Construction companies that want to stay competitive need to stay on top of the latest in technology trends and high-tech construction solutions that are reshaping the way we design and build infrastructure and other structures for the government.
Today’s industrialized construction combines a number of technologies that enable companies to benefit through scalability, enhanced productivity, higher quality, reduced labor costs, and fewer delays.
Here is a look at five new construction technologies that are reshaping and revolutionizing how we bring infrastructure projects to life:
Additive manufacturing, or 3D printing, builds things by depositing (adding) the required material in layers, whether that is plastic, concrete, molten metal, polymer, molten glass, or another substance.

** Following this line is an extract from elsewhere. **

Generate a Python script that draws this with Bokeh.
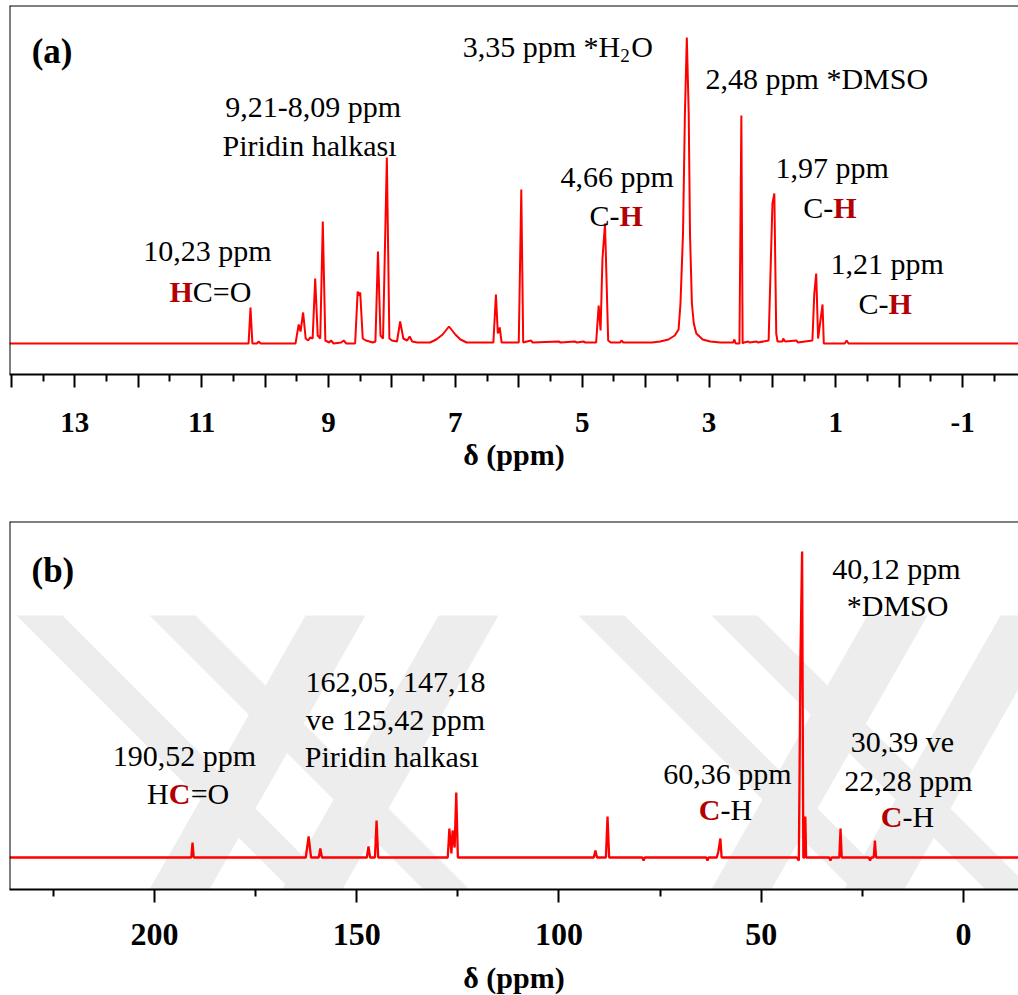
from bokeh.plotting import figure
from bokeh.models import Range1d, FixedTicker, Span, Label, ColumnDataSource, PolyAnnotation
from bokeh.layouts import column
from bokeh.embed import file_html
from bokeh.resources import INLINE

FONT = "Liberation Serif"
LINE_RED = "#ff0000"
DARK_RED = "#b40000"

# ---------------- (a) 1H NMR spectrum, vertices ----------------
h1_ppm = [14.03,
          10.26, 10.23, 10.20, 10.13, 10.10, 10.07,
          9.52, 9.47, 9.44, 9.40, 9.36, 9.32, 9.29, 9.25, 9.21, 9.17, 9.13, 9.09, 9.05,
          8.99, 8.96, 8.92, 8.80, 8.76, 8.72,
          8.58, 8.54, 8.52, 8.50, 8.46, 8.41, 8.30,
          8.26, 8.22, 8.18, 8.14, 8.08, 8.04, 8.00,
          7.92, 7.87, 7.82, 7.76, 7.72, 7.68, 7.60,
          7.40, 7.30, 7.20, 7.10, 7.00, 6.92, 6.82,
          6.60, 6.40, 6.36, 6.33, 6.30, 6.27,
          6.00, 5.96, 5.93,
          5.81, 5.78, 5.37, 5.34, 5.12, 5.08, 4.98, 4.95,
          4.78, 4.74, 4.71, 4.68, 4.64, 4.59, 4.55,
          4.40, 4.38, 4.35,
          3.90, 3.77, 3.64, 3.54, 3.48, 3.45, 3.41, 3.38, 3.35, 3.32, 3.30, 3.27, 3.24,
          3.20, 3.10, 2.98, 2.82,
          2.62, 2.60, 2.58, 2.52, 2.49, 2.47, 2.45,
          2.38, 2.36, 2.25, 2.23,
          2.06, 2.00, 1.97, 1.94, 1.92,
          1.84, 1.83, 1.80, 1.62, 1.60,
          1.37, 1.34, 1.31, 1.28, 1.21, 1.19,
          0.86, 0.83, 0.80,
          -1.88]
h1_intensity = [0,
                0, 36, 0, 0, 2, 0,
                0, 19, 12, 31, 5, 3, 6, 5, 65, 8, 5, 122, 3,
                1, 3, 0, 1, 3, 0,
                0, 52, 48, 51, 5, 3, 1,
                2, 92, 8, 5, 186, 5, 3,
                2, 22, 5, 3, 7, 2, 1,
                1, 4, 9, 17, 9, 4, 1,
                1, 1, 49, 10, 16, 1,
                1, 154, 1,
                3, 1, 2, 1, 2, 1, 2, 1,
                1, 38, 13, 85, 120, 3, 1,
                1, 3, 1,
                1, 2, 4, 8, 14, 40, 110, 230, 306, 230, 110, 40, 20,
                10, 4, 2, 1,
                1, 4, 0, 0, 228, 0, 1,
                2, 1, 2, 1,
                3, 140, 150, 10, 2,
                2, 5, 2, 3, 1,
                3, 50, 70, 5, 39, 0,
                0, 3, 0,
                0]

h1_major_ticks = [14, 13, 12, 11, 10, 9, 8, 7, 6, 5, 4, 3, 2, 1, 0, -1]
h1_minor_ticks = [13.5, 12.5, 11.5, 10.5, 9.5, 8.5, 7.5, 6.5, 5.5, 4.5, 3.5, 2.5, 1.5, 0.5, -0.5, -1.5]
h1_tick_labels = {14: "", 13: "13", 12: "", 11: "11", 10: "", 9: "9", 8: "", 7: "7",
                  6: "", 5: "5", 4: "", 3: "3", 2: "", 1: "1", 0: "", -1: "-1"}

# ---------------- (b) 13C NMR spectrum ----------------
c13_ppm = [235.85,
           190.9, 190.6, 190.3,
           162.6, 161.9, 161.3,
           159.4, 159.0, 158.6,
           147.5, 147.1, 146.7,
           145.5, 145.1, 144.7,
           127.5, 127.1, 126.6, 126.3, 125.8, 125.4, 125.0,
           91.4, 91.0, 90.6,
           88.4, 88.0, 87.6,
           79.4, 79.1, 78.8,
           63.6, 63.3, 63.0,
           61.0, 60.6, 60.1, 59.8,
           41.2, 40.7, 40.3, 39.9, 39.6, 39.3, 39.1, 38.9,
           33.2, 32.9, 32.6,
           30.7, 30.4, 30.1,
           23.4, 23.1, 22.8,
           22.2, 21.9, 21.6,
           -13.6]
c13_intensity = [0,
                 0, 15, 0,
                 0, 21, 0,
                 0, 9, 0,
                 0, 11, 0,
                 0, 37, 0,
                 0, 29, 4, 27, 10, 65, 0,
                 0, 7, 0,
                 0, 41, 0,
                 0, -3, 0,
                 0, -3, 0,
                 0, 6, 19, 0,
                 0, -3, 200, 306, 0, 0, 41, 0,
                 0, -3, 0,
                 0, 29, 0,
                 0, -3, 0,
                 0, 17, 0,
                 0]

c13_major_ticks = [200, 150, 100, 50, 0]
c13_minor_ticks = [225, 175, 125, 75, 25]

# light grey page watermark behind panel (b): diagonal bands in canvas pixels of panel (b)
# (left x at top, right x at top, horizontal shift per pixel going down)
WM_TOP, WM_FRAME_BOTTOM, WM_BOTTOM = 115, 389, 495
watermark_bands = [(16, 62, 1.0), (149, 195, 1.0), (578, 624, 1.0), (711, 757, 1.0),
                   (305, 365, -0.57), (438, 498, -0.57), (867, 927, -0.57), (1000, 1060, -0.57)]

TXT = "30px"


def make_panel(x_lo, x_hi, y_lo, y_hi, frame_h, top, bottom, tick_size, label_standoff, axis_standoff):
    p = figure(frame_width=1009, frame_height=frame_h,
               x_range=Range1d(x_lo, x_hi), y_range=Range1d(y_lo, y_hi),
               output_backend="svg", toolbar_location=None,
               min_border_left=9, min_border_right=0,
               min_border_top=top, min_border_bottom=bottom,
               y_axis_location=None)
    p.outline_line_color = None
    p.grid.visible = False
    p.background_fill_color = "white"
    p.border_fill_color = "white"
    ax = p.xaxis[0]
    ax.axis_line_color = "black"
    ax.axis_line_width = 2
    ax.major_tick_in = 0
    ax.major_tick_out = 13
    ax.minor_tick_in = 0
    ax.minor_tick_out = 7
    ax.major_tick_line_width = 2
    ax.minor_tick_line_width = 2
    ax.major_tick_line_color = "black"
    ax.minor_tick_line_color = "black"
    ax.major_label_text_font = FONT
    ax.major_label_text_font_size = tick_size
    ax.major_label_text_font_style = "bold"
    ax.major_label_text_color = "black"
    ax.major_label_standoff = label_standoff
    ax.axis_label = "δ (ppm)"
    ax.axis_label_text_font = FONT
    ax.axis_label_text_font_size = "30px"
    ax.axis_label_text_font_style = "bold"
    ax.axis_label_text_color = "black"
    ax.axis_label_standoff = axis_standoff
    p.add_layout(Span(location=x_lo, dimension="height", line_color="black", line_width=2))
    p.add_layout(Span(location=y_hi, dimension="width", line_color="black", line_width=2))
    return p


def put(p, x, y, text, size=TXT, bold=False, color="black", align="center", dx=0):
    p.add_layout(Label(x=x, y=y, text=text, text_font=FONT, text_font_size=size,
                       text_font_style="bold" if bold else "normal", text_color=color,
                       text_align=align, text_baseline="middle", x_offset=dx))


# ---------- panel (a) ----------
pa = make_panel(14.03, -1.88, -31, 338, 369, 5, 126, "29px", 25, 3)
pa.xaxis[0].ticker = FixedTicker(ticks=h1_major_ticks, minor_ticks=h1_minor_ticks)
pa.xaxis[0].major_label_overrides = h1_tick_labels
src_a = ColumnDataSource(dict(x=h1_ppm, y=h1_intensity))
pa.line("x", "y", source=src_a, line_color=LINE_RED, line_width=2)

put(pa, 13.68, 292, "(a)", size="35px", bold=True, align="left")
put(pa, 9.24, 237, "9,21-8,09 ppm")
put(pa, 9.24, 198, "Piridin  halkası")
put(pa, 10.91, 93, "10,23 ppm")
put(pa, 11.14, 52, "H", bold=True, color=DARK_RED, align="right")
put(pa, 11.14, 52, "C=O", align="left")
put(pa, 4.40, 297, "3,35 ppm *H", align="right")
put(pa, 4.40, 288, "2", size="19px", align="left")
put(pa, 4.40, 297, "O", align="left", dx=11)
put(pa, 1.30, 265, "2,48 ppm *DMSO")
put(pa, 4.45, 167, "4,66 ppm")
put(pa, 4.41, 128, "C-", align="right")
put(pa, 4.41, 128, "H", bold=True, color=DARK_RED, align="left")
put(pa, 1.06, 176, "1,97 ppm")
put(pa, 1.04, 136, "C-", align="right")
put(pa, 1.04, 136, "H", bold=True, color=DARK_RED, align="left")
put(pa, 0.19, 80, "1,21 ppm")
put(pa, 0.17, 40, "C-", align="right")
put(pa, 0.17, 40, "H", bold=True, color=DARK_RED, align="left")

# ---------- panel (b) ----------
pb = make_panel(235.85, -13.6, -32, 336, 368, 21, 106, "32px", 21, 13)
pb.xaxis[0].ticker = FixedTicker(ticks=c13_major_ticks, minor_ticks=c13_minor_ticks)


def band_poly(xl, xr, d, y0, y1):
    return ([xl + d * (y0 - WM_TOP), xr + d * (y0 - WM_TOP), xr + d * (y1 - WM_TOP), xl + d * (y1 - WM_TOP)],
            [y0, y0, y1, y1])


for xl, xr, d in watermark_bands:
    xs, ys = band_poly(xl, xr, d, WM_TOP, WM_FRAME_BOTTOM)
    pb.add_layout(PolyAnnotation(xs=xs, ys=ys, xs_units="canvas", ys_units="canvas",
                                 fill_color="#ededed", fill_alpha=1.0, line_color=None, level="underlay"))
    xs, ys = band_poly(xl, xr, d, WM_FRAME_BOTTOM + 1, WM_BOTTOM)
    pb.add_layout(PolyAnnotation(xs=xs, ys=ys, xs_units="canvas", ys_units="canvas",
                                 fill_color="black", fill_alpha=0.07, line_color=None, level="overlay"))

src_b = ColumnDataSource(dict(x=c13_ppm, y=c13_intensity))
pb.line("x", "y", source=src_b, line_color=LINE_RED, line_width=2.3)

put(pb, 230.41, 287, "(b)", size="35px", bold=True, align="left")
put(pb, 140.4, 176, "162,05, 147,18")
put(pb, 140.4, 138, "ve 125,42 ppm")
put(pb, 140.4, 101, "Piridin  halkası")
put(pb, 192.6, 102, "190,52 ppm")
put(pb, 196.5, 64, "H", align="right")
put(pb, 196.5, 64, "C", bold=True, color=DARK_RED, align="left")
put(pb, 196.5, 64, "=O", align="left", dx=22)
put(pb, 58.35, 84, "60,36 ppm")
put(pb, 60.07, 48, "C", bold=True, color=DARK_RED, align="right")
put(pb, 60.07, 48, "-H", align="left")
put(pb, 16.57, 289, "40,12 ppm")
put(pb, 16.3, 252, "*DMSO")
put(pb, 15.1, 116, "30,39 ve")
put(pb, 13.6, 77, "22,28 ppm")
put(pb, 15.1, 41, "C", bold=True, color=DARK_RED, align="right")
put(pb, 15.1, 41, "-H", align="left")

layout = column(pa, pb, spacing=0)
open("out.html", "w").write(file_html(layout, INLINE))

With 3D printing, it’s feasible to proceed from a 3D model to a finished product with the physical output of one machine. Products can be unique, complex, custom parts and components that aren’t bound by the restraints of standard construction practices.

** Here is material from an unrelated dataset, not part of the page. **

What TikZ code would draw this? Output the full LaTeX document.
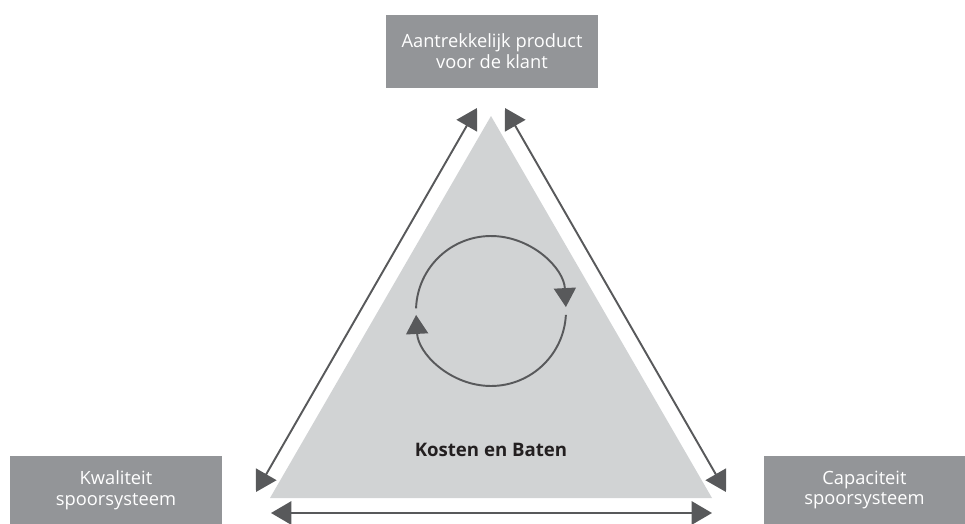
\documentclass[tikz,border=0pt]{standalone}
\usepackage{fontspec}
\setmainfont{Open Sans}
\usetikzlibrary{positioning,arrows.meta}
\definecolor{boxgray}{HTML}{939598}
\definecolor{trigray}{HTML}{D1D3D4}
\definecolor{linegray}{HTML}{58595B}
\definecolor{textdark}{HTML}{231F20}

\begin{document}
\begin{tikzpicture}[x=0.02cm, y=-0.02cm,
    boxnode/.style={fill=boxgray, text=white, align=center, inner sep=0pt, minimum height=1.36cm, font=\fontsize{10.4}{11.9}\selectfont},
    arrowline/.style={draw=linegray, line width=1.1pt, {Triangle[length=0.41cm, width=0.47cm]}-{Triangle[length=0.41cm, width=0.47cm]}},
    cycleline/.style={draw=linegray, line width=1.1pt, -{Triangle[length=0.38cm, width=0.44cm]}},
    ]
    \useasboundingbox (0,0) rectangle (965,524);
    % triangle
    \coordinate (top)   at (491,116);
    \coordinate (left)  at (270,498);
    \coordinate (right) at (712,498);
    \fill[trigray] (top) -- (right) -- (left) -- cycle;
    % nodes
    \node[boxnode, minimum width=4.24cm, minimum height=1.46cm] (klant)      at (492,51.5)  {Aantrekkelijk product\\voor de klant};
    \node[boxnode, minimum width=4.24cm]                        (kwaliteit)  at (116,490)   {Kwaliteit\\spoorsysteem};
    \node[boxnode, minimum width=4.02cm]                        (capaciteit) at (864.5,490) {Capaciteit\\spoorsysteem};
    \node[text=textdark, anchor=base, font=\fontsize{10.6}{13}\selectfont\bfseries] (kosten) at (491,456) {Kosten en Baten};
    % arrow ends
    \coordinate (lt) at (477,108);
    \coordinate (lb) at (256,492);
    \coordinate (rt) at (505,108);
    \coordinate (rb) at (726,492);
    \coordinate (bl) at (271,513);
    \coordinate (br) at (712,513);
    % lines
    \draw[arrowline] (lb) -- (lt);
    \draw[arrowline] (rt) -- (rb);
    \draw[arrowline] (bl) -- (br);
    % cycle
    \coordinate (mid) at (491,311);
    \draw[cycleline] (mid) ++(178:1.5cm) arc[start angle=178, end angle=3, radius=1.5cm];
    \draw[cycleline] (mid) ++(-3:1.5cm) arc[start angle=-3, end angle=-177, radius=1.5cm];
\end{tikzpicture}
\end{document}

This is something that the government and military is already exploring – experimenting with 3d printing for the construction of temporary military housing, and even analyzing additive manufacturing as a way to build structures on other planets.
Big data increasingly comes from the building information modeling (BIM) process and its 3D models, the underlying databases of which can contain enormous amounts of synthesized data. The ability to process large amounts of information and gain insights from the resulting data pool is improving with enhanced sensors as part of the Internet of Things (IoT).

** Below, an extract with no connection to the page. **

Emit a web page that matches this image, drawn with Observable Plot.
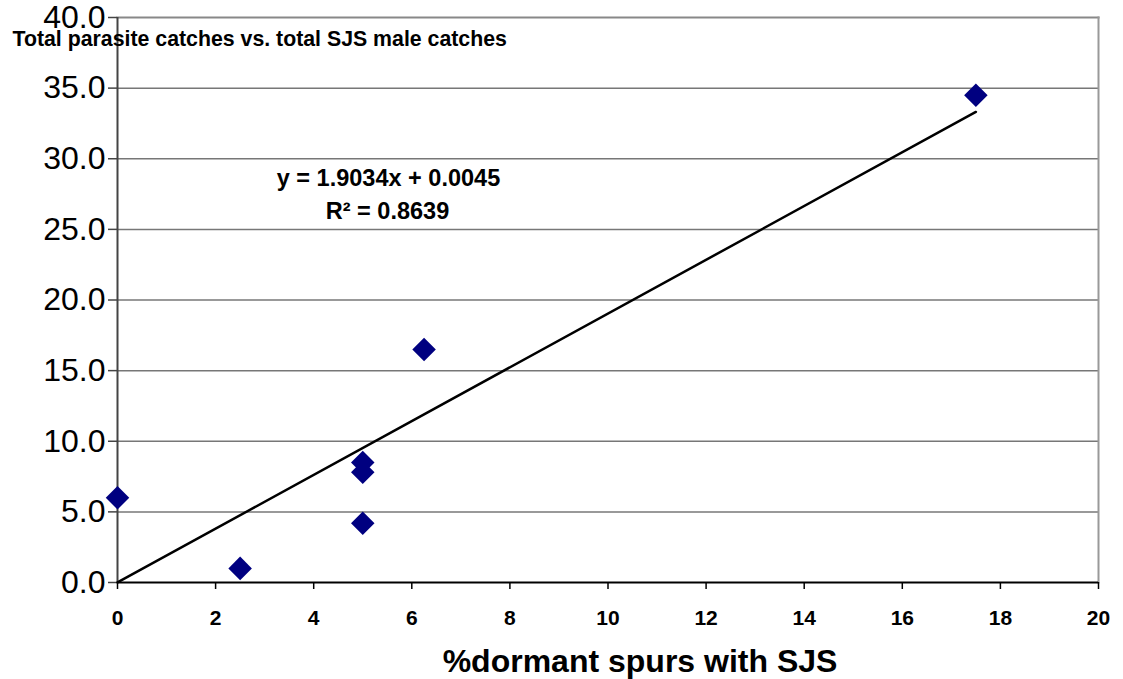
<!DOCTYPE html>
<html>
<head>
<meta charset="utf-8">
<script src="https://cdn.jsdelivr.net/npm/d3@7"></script>
<script src="https://cdn.jsdelivr.net/npm/@observablehq/plot@0.6"></script>
<style>
  html, body { margin: 0; padding: 0; background: #fff; }
  #chart svg { display: block; font-family: "Liberation Sans", Arial, sans-serif; }
  g[aria-label="y-axis tick label"] text { font-size: 32px; font-weight: normal; }
  g[aria-label="x-axis tick label"] text { font-size: 21px; font-weight: bold; }
</style>
</head>
<body>
<div id="chart"></div>
<script>
// ---- data ----
const dormantSpursPct = [0, 2.5, 5, 5, 5, 6.25, 17.5];
const parasiteCatches = [6.0, 1.0, 8.5, 7.8, 4.2, 16.5, 34.5];
const trendSlope = 1.9034;
const trendIntercept = 0.0045;
const trendR2 = 0.8639;
const xTicks = [0, 2, 4, 6, 8, 10, 12, 14, 16, 18, 20];
const yTicks = [0, 5, 10, 15, 20, 25, 30, 35, 40];
const chartTitle = "Total parasite catches vs. total SJS male catches";
const xTitle = "%dormant spurs with SJS";

// ---- derived tables ----
const points = dormantSpursPct.map((x, i) => ({x, y: parasiteCatches[i]}));
const [xmin, xmax] = d3.extent(dormantSpursPct);
const trend = [xmin, xmax].map(x => ({x, y: trendSlope * x + trendIntercept}));
const eqLine1 = `y = ${trendSlope.toFixed(4)}x + ${trendIntercept.toFixed(4)}`;
const eqLine2 = `R² = ${trendR2.toFixed(4)}`;

const chart = Plot.plot({
  width: 1123,
  height: 679,
  marginLeft: 117,
  marginRight: 25,
  marginTop: 17,
  marginBottom: 97,
  style: {fontFamily: '"Liberation Sans", Arial, sans-serif', color: "#000", background: "#fff"},
  x: {domain: [0, 20]},
  y: {domain: [0, 40]},
  marks: [
    Plot.gridY(yTicks.filter(d => d > 0 && d < 40), {stroke: "#777", strokeOpacity: 1, strokeWidth: 1.5}),
    Plot.frame({anchor: "top", stroke: "#888", strokeWidth: 2}),
    Plot.frame({anchor: "right", stroke: "#999", strokeWidth: 2}),
    Plot.axisY({ticks: yTicks, tickFormat: d => d.toFixed(1), tickSize: 9, tickPadding: 3, fontSize: 32, stroke: "#444", strokeWidth: 1.5, label: null}),
    Plot.axisX({ticks: xTicks, tickFormat: d => String(d), tickSize: 7, tickPadding: 21, fontSize: 21, fontWeight: "bold", stroke: "#000", strokeWidth: 1.5, label: null}),
    Plot.ruleX([0], {stroke: "#444", strokeWidth: 2}),
    Plot.ruleY([0], {stroke: "#000", strokeWidth: 2}),
    Plot.line(trend, {x: "x", y: "y", stroke: "#000", strokeWidth: 2.5}),
    Plot.dot(points, {x: "x", y: "y", symbol: "diamond2", r: 10.6, fill: "#000080", stroke: "none"}),
    Plot.text([eqLine1], {frameAnchor: "top-left", lineAnchor: "middle", dx: 271, dy: 161, text: d => d, textAnchor: "middle", fontSize: 23.5, fontWeight: "bold", fill: "#000"}),
    Plot.text([eqLine2], {frameAnchor: "top-left", lineAnchor: "middle", dx: 270, dy: 194, text: d => d, textAnchor: "middle", fontSize: 23.5, fontWeight: "bold", fill: "#000"}),
    Plot.text([chartTitle], {frameAnchor: "top-left", lineAnchor: "middle", dx: -105, dy: 22, text: d => d, textAnchor: "start", fontSize: 21.3, fontWeight: "bold", fill: "#000"}),
    Plot.text([xTitle], {frameAnchor: "bottom", lineAnchor: "middle", dx: 32, dy: 79, text: d => d, textAnchor: "middle", fontSize: 32, fontWeight: "bold", fill: "#000"})
  ]
});
document.getElementById("chart").appendChild(chart);
</script>
</body>
</html>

This potential for predictive analyses has been described by Autodesk as “construction intelligence.” The result can be recognizing patterns and tendencies in a current job and using those to predict similar variables in future jobs.
IoT enables the use of electronic sensors and actuators on physical objects, which can monitor information regarding performance. The information – i.e. temperature, humidity, proximity, gases, level, pressure, speed – gathered through this live tracking “telematics” process enables real-time input for making informed decisions.
The usefulness of IoT extends to the occupied project, monitoring such things as energy usage and other trends. It can also inform features of future projects.
Prefabrication processes construct building components and modules at an offsite location then transport them to the jobsite to be incorporated into the project. Prefab includes modular construction and panelization.
Modular construction results in a self-contained module, like a bathroom pod, that gets set into place onsite. Panelized construction involves the structural components of a job, such as precast concrete walls, that are created offsite, hauled to the jobsite and usually installed a panel at a time.
There are even some government agencies exploring prefabricated temporary housing as a solution for rehousing victims of natural disasters.
Robotics are perfectly suited to performing heavy, dangerous, dirty, or monotonous tasks like lifting or repetitive handling of materials. Engineers provide the creativity, knowledge and programming, and machines do the hard work.
Robotic machines can also be outfitted with IoT sensors so they can gather details about site conditions or even self-performance. An operator/handler can monitor that information and make incremental adjustments to optimize efficiency.
As technology advances, it will take industrialized construction in directions most of us cannot yet envision. Collaborating on common goals and standards for industrialized construction technologies can ensure those advancements will be beneficial to all stakeholders. Widespread adoption of industrialized construction promises an exciting and productive future for the industry.